Understanding how erosion rates are influenced by tectonic activity, climate and lithology is crucial for interpreting the evolution of Earth’s topography. Here we investigate the relationship between ¹⁰Be erosion rates and topographic gradient across tectonic provinces of the continental U.S. using morphometric methods and landscape evolution modeling. Regressions of log erosion rate vs log average basin gradient are positively correlated for each of the tectonic provinces but are significantly different among each other, suggesting that erosion rates are partially determined by tectonic province and partially determined by topographic gradient. For any given average basin gradient, average erosion rate might vary by up to four orders of magnitude. Average erosion rates are highest in the Pacific ranges and lowest in the Appalachians. Landscape evolution models show how different rock erodibilities, uplift rates and topographic gradient are interrelated. We conducted three modelling experiments, in each of which we consider landscape evolution models for three spatially independent geologic provinces. If erodibility (k) is fixed in each model province but rock uplift rate (U) is different, all the points plot a linear log gradient versus log rate but mostly separate on gradient because higher rock uplift rates result in higher topographic gradient. If erodibility differs among provinces with the same rate of uplift, different provinces exhibit the same gradient versus rate slope, but are laterally separated such that lower gradients occur across provinces with greater erodibility. Only the experiment that incorporates different rates of uplift and erodibility yields results similar to those observed in the 10Be database.

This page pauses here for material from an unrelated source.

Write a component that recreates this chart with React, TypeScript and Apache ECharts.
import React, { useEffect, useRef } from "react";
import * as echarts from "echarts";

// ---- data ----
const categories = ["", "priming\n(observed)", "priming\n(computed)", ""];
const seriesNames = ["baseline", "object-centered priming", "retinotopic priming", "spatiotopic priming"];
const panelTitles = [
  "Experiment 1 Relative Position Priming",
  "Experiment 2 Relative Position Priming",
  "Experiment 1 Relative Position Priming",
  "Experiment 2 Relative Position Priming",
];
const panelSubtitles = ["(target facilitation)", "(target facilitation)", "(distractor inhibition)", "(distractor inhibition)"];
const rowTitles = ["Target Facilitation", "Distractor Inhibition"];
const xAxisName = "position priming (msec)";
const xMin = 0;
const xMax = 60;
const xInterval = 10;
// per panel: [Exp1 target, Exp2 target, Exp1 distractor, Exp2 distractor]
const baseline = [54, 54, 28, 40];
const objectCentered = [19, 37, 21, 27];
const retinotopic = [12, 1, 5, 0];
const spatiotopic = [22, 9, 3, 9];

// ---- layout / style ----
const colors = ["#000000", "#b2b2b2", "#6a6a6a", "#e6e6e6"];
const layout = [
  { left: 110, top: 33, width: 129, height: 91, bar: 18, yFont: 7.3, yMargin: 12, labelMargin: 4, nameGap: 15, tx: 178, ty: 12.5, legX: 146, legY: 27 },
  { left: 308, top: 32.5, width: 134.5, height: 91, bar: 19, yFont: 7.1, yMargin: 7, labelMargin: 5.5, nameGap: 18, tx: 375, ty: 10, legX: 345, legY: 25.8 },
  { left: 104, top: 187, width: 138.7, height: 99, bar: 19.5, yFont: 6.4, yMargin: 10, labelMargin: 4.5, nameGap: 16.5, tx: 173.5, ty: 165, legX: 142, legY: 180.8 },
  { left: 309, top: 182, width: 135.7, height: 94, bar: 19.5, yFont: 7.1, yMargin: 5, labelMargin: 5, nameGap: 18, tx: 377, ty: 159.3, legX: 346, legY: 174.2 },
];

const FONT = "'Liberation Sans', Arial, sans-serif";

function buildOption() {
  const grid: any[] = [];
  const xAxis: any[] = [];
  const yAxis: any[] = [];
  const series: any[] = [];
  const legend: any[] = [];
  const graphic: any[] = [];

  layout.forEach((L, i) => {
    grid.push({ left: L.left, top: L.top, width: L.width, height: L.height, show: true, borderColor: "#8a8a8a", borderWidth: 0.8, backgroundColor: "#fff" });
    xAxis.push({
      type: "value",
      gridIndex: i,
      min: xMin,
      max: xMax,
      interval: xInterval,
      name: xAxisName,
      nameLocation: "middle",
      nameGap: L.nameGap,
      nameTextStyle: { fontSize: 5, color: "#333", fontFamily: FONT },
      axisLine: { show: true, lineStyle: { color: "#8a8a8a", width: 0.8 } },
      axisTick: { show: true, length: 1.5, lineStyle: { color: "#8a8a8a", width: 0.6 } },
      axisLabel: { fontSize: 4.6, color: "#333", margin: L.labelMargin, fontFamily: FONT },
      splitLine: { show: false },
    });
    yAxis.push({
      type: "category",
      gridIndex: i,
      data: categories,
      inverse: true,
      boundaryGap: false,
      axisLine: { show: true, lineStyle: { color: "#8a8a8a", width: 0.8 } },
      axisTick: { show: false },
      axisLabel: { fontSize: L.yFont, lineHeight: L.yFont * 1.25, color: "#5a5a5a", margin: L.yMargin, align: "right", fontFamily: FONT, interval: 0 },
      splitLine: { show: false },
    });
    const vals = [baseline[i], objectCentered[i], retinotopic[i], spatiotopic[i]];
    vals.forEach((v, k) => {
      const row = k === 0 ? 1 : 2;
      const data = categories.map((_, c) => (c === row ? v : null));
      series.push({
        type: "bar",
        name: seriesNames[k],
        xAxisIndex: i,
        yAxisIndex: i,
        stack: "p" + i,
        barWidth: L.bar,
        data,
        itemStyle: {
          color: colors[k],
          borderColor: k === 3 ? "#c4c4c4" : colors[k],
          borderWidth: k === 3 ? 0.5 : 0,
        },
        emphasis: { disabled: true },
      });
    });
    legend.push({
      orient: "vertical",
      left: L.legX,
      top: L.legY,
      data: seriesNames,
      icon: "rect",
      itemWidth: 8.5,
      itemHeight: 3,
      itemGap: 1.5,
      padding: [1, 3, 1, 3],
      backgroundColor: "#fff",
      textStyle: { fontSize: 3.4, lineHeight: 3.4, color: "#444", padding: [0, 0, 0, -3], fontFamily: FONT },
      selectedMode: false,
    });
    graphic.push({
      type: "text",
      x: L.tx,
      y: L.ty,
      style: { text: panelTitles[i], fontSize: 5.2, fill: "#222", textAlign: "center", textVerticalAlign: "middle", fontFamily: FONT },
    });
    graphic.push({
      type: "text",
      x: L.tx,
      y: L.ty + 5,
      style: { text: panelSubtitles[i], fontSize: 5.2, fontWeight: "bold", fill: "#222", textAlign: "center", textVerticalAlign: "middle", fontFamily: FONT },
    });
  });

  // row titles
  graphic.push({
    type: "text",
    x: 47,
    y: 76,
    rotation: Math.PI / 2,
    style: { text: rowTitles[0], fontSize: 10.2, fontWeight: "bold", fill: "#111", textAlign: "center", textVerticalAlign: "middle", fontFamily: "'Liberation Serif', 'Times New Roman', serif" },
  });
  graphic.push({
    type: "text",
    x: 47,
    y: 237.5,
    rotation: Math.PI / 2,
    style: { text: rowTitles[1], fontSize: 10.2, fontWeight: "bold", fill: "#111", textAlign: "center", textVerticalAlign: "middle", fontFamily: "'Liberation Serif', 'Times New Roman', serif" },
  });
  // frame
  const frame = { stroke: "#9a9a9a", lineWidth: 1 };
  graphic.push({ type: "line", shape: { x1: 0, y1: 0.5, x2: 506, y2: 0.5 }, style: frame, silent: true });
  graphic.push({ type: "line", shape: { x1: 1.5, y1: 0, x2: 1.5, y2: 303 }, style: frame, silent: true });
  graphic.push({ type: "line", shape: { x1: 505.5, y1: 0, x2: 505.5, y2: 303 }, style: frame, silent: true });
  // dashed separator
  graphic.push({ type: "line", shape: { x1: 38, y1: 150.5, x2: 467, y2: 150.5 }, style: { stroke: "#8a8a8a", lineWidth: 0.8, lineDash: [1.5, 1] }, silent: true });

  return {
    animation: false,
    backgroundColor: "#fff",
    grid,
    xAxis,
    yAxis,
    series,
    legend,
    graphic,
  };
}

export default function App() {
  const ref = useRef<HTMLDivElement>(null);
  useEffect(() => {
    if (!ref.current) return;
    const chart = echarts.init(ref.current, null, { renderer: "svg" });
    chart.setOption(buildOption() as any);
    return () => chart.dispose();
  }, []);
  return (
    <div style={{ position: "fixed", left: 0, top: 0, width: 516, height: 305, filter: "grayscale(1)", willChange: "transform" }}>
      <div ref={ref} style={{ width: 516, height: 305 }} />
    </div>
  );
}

We interpret the data to show that rock erodibility, as inferred from relations between topographic gradient and erosion rate broadly decreases with the increasing age of deformation and with distance from the tectonically active western margin. We suggest that surficial rocks in younger (western) orogens likely exhibit greater brittle deformation and erode more rapidly, while less-fractured and less-erodible units are progressively exhumed over the ontogeny of an orogen.